Zebra, $6.99, ISBN 978-0-8217-8066-4
Fantasy Romance, 2007
Gideon, the second book in Jacquelyn Frank’s soap opera series The Nightwalkers, cements the author’s reputation as the biggest Christine Feehan fangirl who managed to get herself a publishing contract.
In this one, Gideon, the most bad-ass hero ever (at least until the next book when we get an even more bad-ass hero), gets his story. Just like in Jacob, the male characters have pretty ordinary names but the names of the female characters are straight out of the Giant Book of Mary Sue Heroine Names. Are you ready for the heroine’s name, people? It’s Magdelegna. Or Legna, as she’s called in this story.

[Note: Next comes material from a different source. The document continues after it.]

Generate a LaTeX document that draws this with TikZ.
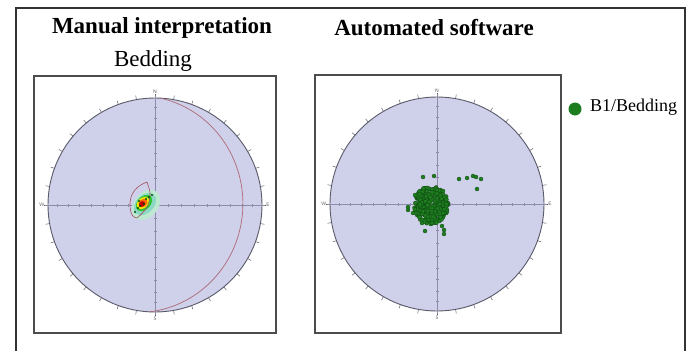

Gideon is a very old Demon healer while Legna is that Demon girlfriend he had once upon a time until Oh, Very, Very, Very Dire Circumstances tore them apart and sent Gideon into a self-imposed exile. He’s back though when a plot arises to target Legna while Noah, her Demon King brother, is not amused. At least, there’s supposed to be a plot involving some kind of necromancers here, but the author spends so much time on the ongoing soap opera of her main characters that the plot and the villains are barely a presence in this story.
For their supposed ancient years, our two main characters come off like children so often. Legna, especially, behaves like some child trapped in a porn star’s body, as she is acting like a ridiculously gullible twit when she’s not pouting and trying to pull off the “feisty heroine” act. Gideon delights in calling her a child. Yes, this is that kind of story where the reader is supposed to get off in the creepy father figure overtones in the romance. Throughout this agonizingly slow-moving story, the two characters have all kinds of oh-so-mundane drama like pregnancy blues and “I hate you, let’s shag now!” angst coupled with a complete lack of privacy to the point that there is not a single thought that crosses the heroine’s mind that the hero isn’t aware of. Legna may as well be a Little Bo Peep blow-up doll, given how she exists just to be the receptacle of Gideon’s Mighty Demonic Male Spear of Sheer Angst and Drama.
The writing is still laughably melodramatic, although there is a significant toning down of the purple prose compared to the previous book. Still, the characters in the story don’t speak as much as they launch into epic speeches and they are always acting and feeling in extremes. No wonder there are so many misunderstandings in this story. These people are more interested in flouncing and posturing than anything else.
Gideon, I admit, has its occasional if rare charms at times where Ms Frank manages to pull off a few melodramatic scenes pretty well. However, on the whole the writing is still in need of plenty of improvements. The author has either no sense of priorities when it comes to pacing because there is never enough backstory and tedious exposition where Ms Frank is concerned. The pacing is agonizingly and mind-numbingly slow, the characters are melodramatic exaggerations, and there are way too many “tributes” to the whole formula popularized by Christine Feehan. This is not my idea of a good book by any stretch.